Set down, exactly as written, the lines from the top of the data to the line that holds "(0,0) rectangle (656,2641);", and omit the pictures.

### Given data
------------------------------------------------------------------------
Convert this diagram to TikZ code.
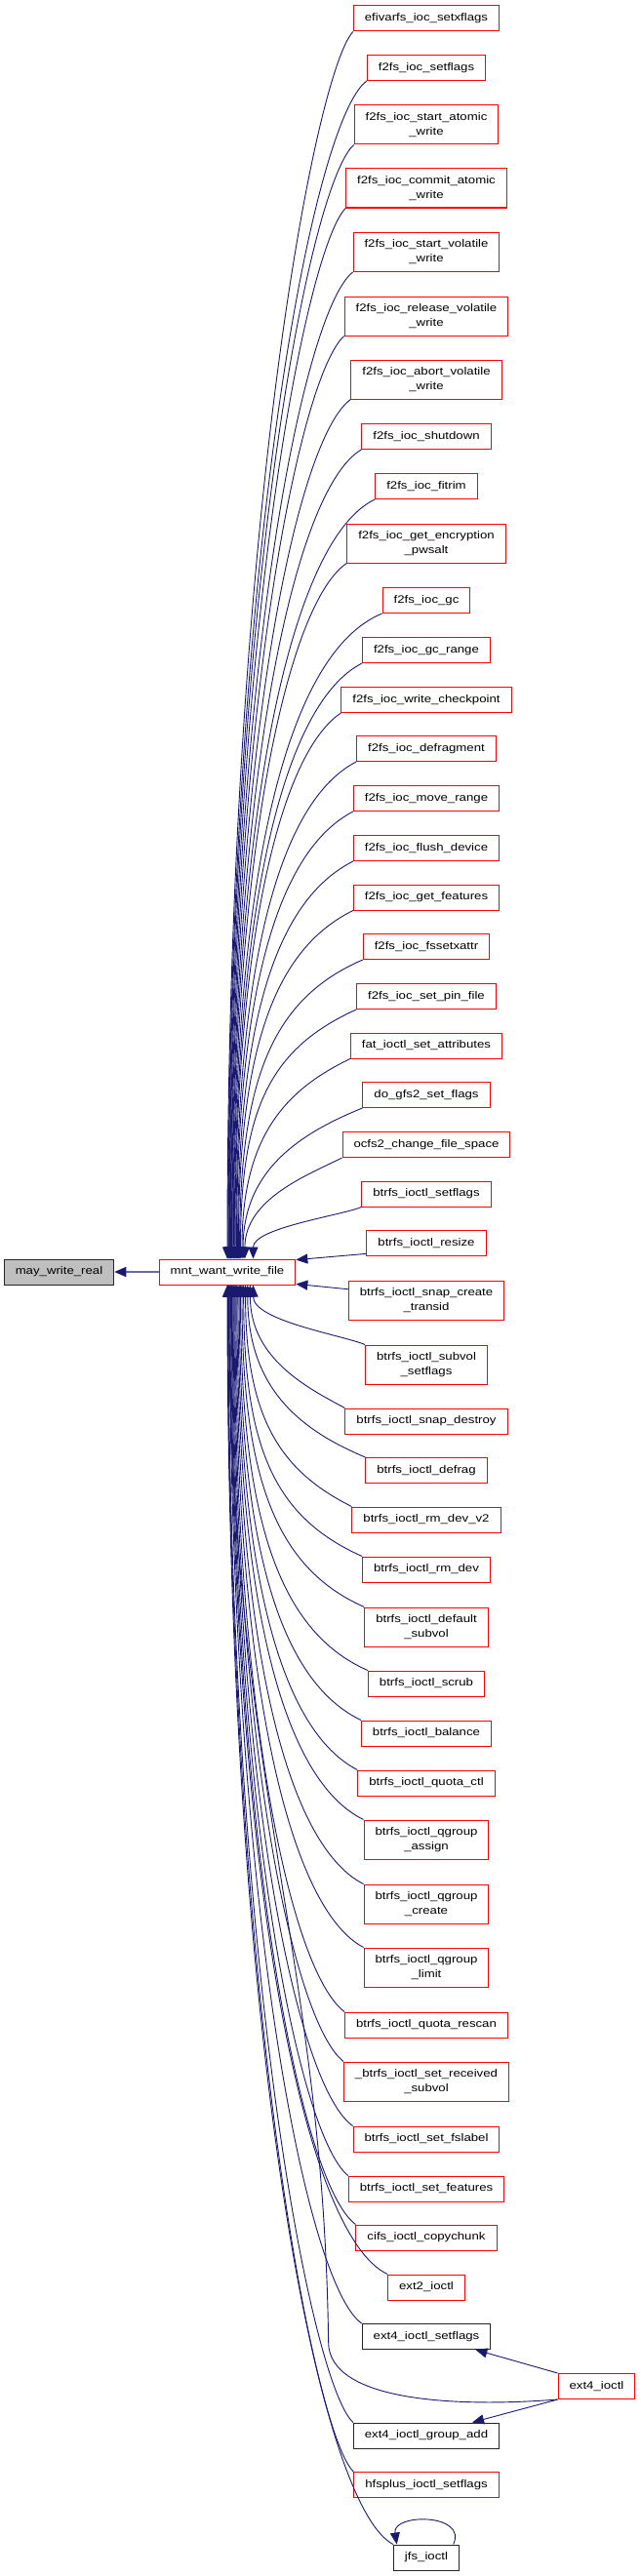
\documentclass[tikz,border=0pt]{standalone}
\usepackage{fontspec}
\usepackage{tikz}
\usetikzlibrary{arrows.meta,calc}
\newfontfamily\dxfont{Liberation Sans}[FakeStretch=1.2]
\definecolor{dxblue}{RGB}{25,25,112}
\definecolor{dxred}{RGB}{255,0,0}
\definecolor{dxgrey}{RGB}{191,191,191}

\begin{document}
\begin{tikzpicture}[x=1pt, y=-1pt, font=\dxfont\fontsize{11}{15}\selectfont,
  >={Triangle[length=12pt,width=10pt]},
  fn/.style={rectangle, draw=dxred, line width=1pt, fill=white, inner xsep=11.5pt,
             inner ysep=2pt, minimum height=26pt, align=center},
  fn2/.style={fn, minimum height=40pt},
  fnk/.style={fn, draw=black!85},
  root/.style={fn, draw=black!85, fill=dxgrey},
  calls/.style={->, draw=dxblue, line width=0.9pt},
  callup/.style={calls, to path={let \p1=(\tikztostart), \p2=(\tikztotarget),
      \n1={min(1,(\y1-\y2)/250)}, \n2={\x2+0.06*(\y1-\y2)+15} in
      .. controls ({\x1-(\x1-\n2)*\n1},{\y1-40*\n1}) and (\x2,{\y2+0.6*(\y1-\y2)}) .. (\tikztotarget)}},
  calldown/.style={calls, to path={let \p1=(\tikztostart), \p2=(\tikztotarget),
      \n1={min(1,(\y2-\y1)/250)}, \n2={\x2+0.06*(\y2-\y1)+15} in
      .. controls ({\x1-(\x1-\n2)*\n1},{\y1+40*\n1}) and (\x2,{\y2-0.6*(\y2-\y1)}) .. (\tikztotarget)}}]
  \useasboundingbox (0,0) rectangle (656,2641);

  % the function and its callee
  \node[fn] (mnt) at (233,1304) {mnt\_want\_write\_file};
  \node[root] (mwr) at (60.5,1304) {may\_write\_real};
  \draw[calls, line width=1.5pt, draw=dxblue!65, -{Triangle[length=12pt,width=10pt,color=dxblue]}] (mnt) -- (mwr);

  % callers above
  \node[fn]  (efi)     at (437,19)     {efivarfs\_ioc\_setxflags};
  \node[fn]  (fsetfl)  at (437,69.5)   {f2fs\_ioc\_setflags};
  \node[fn2] (fstatom) at (437,128)    {f2fs\_ioc\_start\_atomic\\\_write};
  \node[fn2] (fcommit) at (437,193)    {f2fs\_ioc\_commit\_atomic\\\_write};
  \node[fn2] (fstvol)  at (437,258.5)  {f2fs\_ioc\_start\_volatile\\\_write};
  \node[fn2] (frelvol) at (437,324)    {f2fs\_ioc\_release\_volatile\\\_write};
  \node[fn2] (fabvol)  at (437,389)    {f2fs\_ioc\_abort\_volatile\\\_write};
  \node[fn]  (fshut)   at (437,447.5)  {f2fs\_ioc\_shutdown};
  \node[fn]  (ftrim)   at (437,498.5)  {f2fs\_ioc\_fitrim};
  \node[fn2] (fpwsalt) at (437,557)    {f2fs\_ioc\_get\_encryption\\\_pwsalt};
  \node[fn]  (fgc)     at (437,615.5)  {f2fs\_ioc\_gc};
  \node[fn]  (fgcr)    at (437,666.5)  {f2fs\_ioc\_gc\_range};
  \node[fn]  (fckpt)   at (437,717.5)  {f2fs\_ioc\_write\_checkpoint};
  \node[fn]  (fdefrag) at (437,767.5)  {f2fs\_ioc\_defragment};
  \node[fn]  (fmove)   at (437,818.5)  {f2fs\_ioc\_move\_range};
  \node[fn]  (fflush)  at (437,869.5)  {f2fs\_ioc\_flush\_device};
  \node[fn]  (ffeat)   at (437,920)    {f2fs\_ioc\_get\_features};
  \node[fn]  (fxattr)  at (437,970.5)  {f2fs\_ioc\_fssetxattr};
  \node[fn]  (fpin)    at (437,1021.5) {f2fs\_ioc\_set\_pin\_file};
  \node[fn]  (fat)     at (437,1072)   {fat\_ioctl\_set\_attributes};
  \node[fn]  (gfs)     at (437,1122.5) {do\_gfs2\_set\_flags};
  \node[fn]  (ocfs)    at (437,1173.5) {ocfs2\_change\_file\_space};
  \node[fn]  (bsetfl)  at (437,1224)   {btrfs\_ioctl\_setflags};
  \node[fn]  (bresize) at (437,1274.5) {btrfs\_ioctl\_resize};

  % callers below
  \node[fn2] (bsnapc)  at (437,1333)   {btrfs\_ioctl\_snap\_create\\\_transid};
  \node[fn2] (bsubvol) at (437,1399)   {btrfs\_ioctl\_subvol\\\_setflags};
  \node[fn]  (bsnapd)  at (437,1457)   {btrfs\_ioctl\_snap\_destroy};
  \node[fn]  (bdefrag) at (437,1507.5) {btrfs\_ioctl\_defrag};
  \node[fn]  (brmv2)   at (437,1558)   {btrfs\_ioctl\_rm\_dev\_v2};
  \node[fn]  (brm)     at (437,1609)   {btrfs\_ioctl\_rm\_dev};
  \node[fn2] (bdefsub) at (437,1668)   {btrfs\_ioctl\_default\\\_subvol};
  \node[fn]  (bscrub)  at (437,1726)   {btrfs\_ioctl\_scrub};
  \node[fn]  (bbal)    at (437,1777)   {btrfs\_ioctl\_balance};
  \node[fn]  (bqctl)   at (437,1828)   {btrfs\_ioctl\_quota\_ctl};
  \node[fn2] (bqasgn)  at (437,1886)   {btrfs\_ioctl\_qgroup\\\_assign};
  \node[fn2] (bqcreat) at (437,1952)   {btrfs\_ioctl\_qgroup\\\_create};
  \node[fn2] (bqlimit) at (437,2017)   {btrfs\_ioctl\_qgroup\\\_limit};
  \node[fn]  (bqresc)  at (437,2076)   {btrfs\_ioctl\_quota\_rescan};
  \node[fn2] (brecv)   at (437,2134)   {\_btrfs\_ioctl\_set\_received\\\_subvol};
  \node[fn]  (blabel)  at (437,2193)   {btrfs\_ioctl\_set\_fslabel};
  \node[fn]  (bfeat)   at (437,2244)   {btrfs\_ioctl\_set\_features};
  \node[fn]  (cifs)    at (437,2294)   {cifs\_ioctl\_copychunk};
  \node[fn]  (ext2)    at (437,2345)   {ext2\_ioctl};
  \node[fnk] (e4setfl) at (437,2395.5) {ext4\_ioctl\_setflags};
  \node[fnk] (e4grp)   at (437,2497)   {ext4\_ioctl\_group\_add};
  \node[fn]  (hfs)     at (437,2547.5) {hfsplus\_ioctl\_setflags};
  \node[fnk] (jfs)     at (437,2622)   {jfs\_ioctl};
  \node[fn]  (e4)      at (611.5,2446.5) {ext4\_ioctl};

  % edges into mnt_want_write_file, top side
  \draw[callup] (efi.south west) to (mnt.90);     \draw[callup] (fsetfl.south west) to (mnt.87.5);
  \draw[callup] (fstatom.south west) to (mnt.85); \draw[callup] (fcommit.south west) to (mnt.82.5);
  \draw[callup] (fstvol.south west) to (mnt.80);  \draw[callup] (frelvol.south west) to (mnt.77.5);
  \draw[callup] (fabvol.south west) to (mnt.75);  \draw[callup] (fshut.south west) to (mnt.72.5);
  \draw[callup] (ftrim.south west) to (mnt.70);   \draw[callup] (fpwsalt.south west) to (mnt.67.5);
  \draw[callup] (fgc.south west) to (mnt.65);     \draw[callup] (fgcr.south west) to (mnt.62.5);
  \draw[callup] (fckpt.south west) to (mnt.60);   \draw[callup] (fdefrag.south west) to (mnt.57.5);
  \draw[callup] (fmove.south west) to (mnt.55);   \draw[callup] (fflush.south west) to (mnt.52.5);
  \draw[callup] (ffeat.south west) to (mnt.50);   \draw[callup] (fxattr.south west) to (mnt.47.5);
  \draw[callup] (fpin.south west) to (mnt.45);    \draw[callup] (fat.south west) to (mnt.42.5);
  \draw[callup] (gfs.south west) to (mnt.40);     \draw[callup] (ocfs.south west) to (mnt.37.5);
  \draw[callup] (bsetfl.south west) to (mnt.27);

  % edges into its right side
  \draw[calls] (bresize.-170) -- (mnt.10);
  \draw[calls] (bsnapc.172) -- (mnt.-10);

  % edges into its bottom side
  \draw[calldown] (bsubvol.north west) to (mnt.-27); \draw[calldown] (bsnapd.north west) to (mnt.-30);
  \draw[calldown] (bdefrag.north west) to (mnt.-33); \draw[calldown] (brmv2.north west) to (mnt.-36);
  \draw[calldown] (brm.north west) to (mnt.-39);     \draw[calldown] (bdefsub.north west) to (mnt.-42);
  \draw[calldown] (bscrub.north west) to (mnt.-45);  \draw[calldown] (bbal.north west) to (mnt.-48);
  \draw[calldown] (bqctl.north west) to (mnt.-51);   \draw[calldown] (bqasgn.north west) to (mnt.-54);
  \draw[calldown] (bqcreat.north west) to (mnt.-57); \draw[calldown] (bqlimit.north west) to (mnt.-60);
  \draw[calldown] (bqresc.north west) to (mnt.-63);  \draw[calldown] (brecv.north west) to (mnt.-66);
  \draw[calldown] (blabel.north west) to (mnt.-69);  \draw[calldown] (bfeat.north west) to (mnt.-72);
  \draw[calldown] (cifs.north west) to (mnt.-75);    \draw[calldown] (ext2.north west) to (mnt.-78);
  \draw[calldown] (e4setfl.north west) to (mnt.-81); \draw[calldown] (e4grp.north west) to (mnt.-86);
  \draw[calldown] (hfs.north west) to (mnt.-88);     \draw[calldown] (jfs.north west) to (mnt.-90);
  \draw[calls] (e4.south west) .. controls +(-100,8) and +(0,62) .. ++(-235,-59)
    .. controls +(-5,-400) and +(0,500) .. (mnt.-84);

  % ext4_ioctl and the jfs self call
  \draw[calls] (e4.north west) -- (e4setfl.-15);
  \draw[calls] (e4.south west) -- (e4grp.16);
  \draw[calls] (jfs.26) .. controls +(15,-32) and +(-5,-32) .. (jfs.156);
\end{tikzpicture}
\end{document}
------------------------------------------------------------------------
### Expected output
Convert this diagram to TikZ code.
\documentclass[tikz,border=0pt]{standalone}
\usepackage{fontspec}
\usepackage{tikz}
\usetikzlibrary{arrows.meta,calc}
\newfontfamily\dxfont{Liberation Sans}[FakeStretch=1.2]
\definecolor{dxblue}{RGB}{25,25,112}
\definecolor{dxred}{RGB}{255,0,0}
\definecolor{dxgrey}{RGB}{191,191,191}

\begin{document}
\begin{tikzpicture}[x=1pt, y=-1pt, font=\dxfont\fontsize{11}{15}\selectfont,
  >={Triangle[length=12pt,width=10pt]},
  fn/.style={rectangle, draw=dxred, line width=1pt, fill=white, inner xsep=11.5pt,
             inner ysep=2pt, minimum height=26pt, align=center},
  fn2/.style={fn, minimum height=40pt},
  fnk/.style={fn, draw=black!85},
  root/.style={fn, draw=black!85, fill=dxgrey},
  calls/.style={->, draw=dxblue, line width=0.9pt},
  callup/.style={calls, to path={let \p1=(\tikztostart), \p2=(\tikztotarget),
      \n1={min(1,(\y1-\y2)/250)}, \n2={\x2+0.06*(\y1-\y2)+15} in
      .. controls ({\x1-(\x1-\n2)*\n1},{\y1-40*\n1}) and (\x2,{\y2+0.6*(\y1-\y2)}) .. (\tikztotarget)}},
  calldown/.style={calls, to path={let \p1=(\tikztostart), \p2=(\tikztotarget),
      \n1={min(1,(\y2-\y1)/250)}, \n2={\x2+0.06*(\y2-\y1)+15} in
      .. controls ({\x1-(\x1-\n2)*\n1},{\y1+40*\n1}) and (\x2,{\y2-0.6*(\y2-\y1)}) .. (\tikztotarget)}}]
  \useasboundingbox (0,0) rectangle (656,2641);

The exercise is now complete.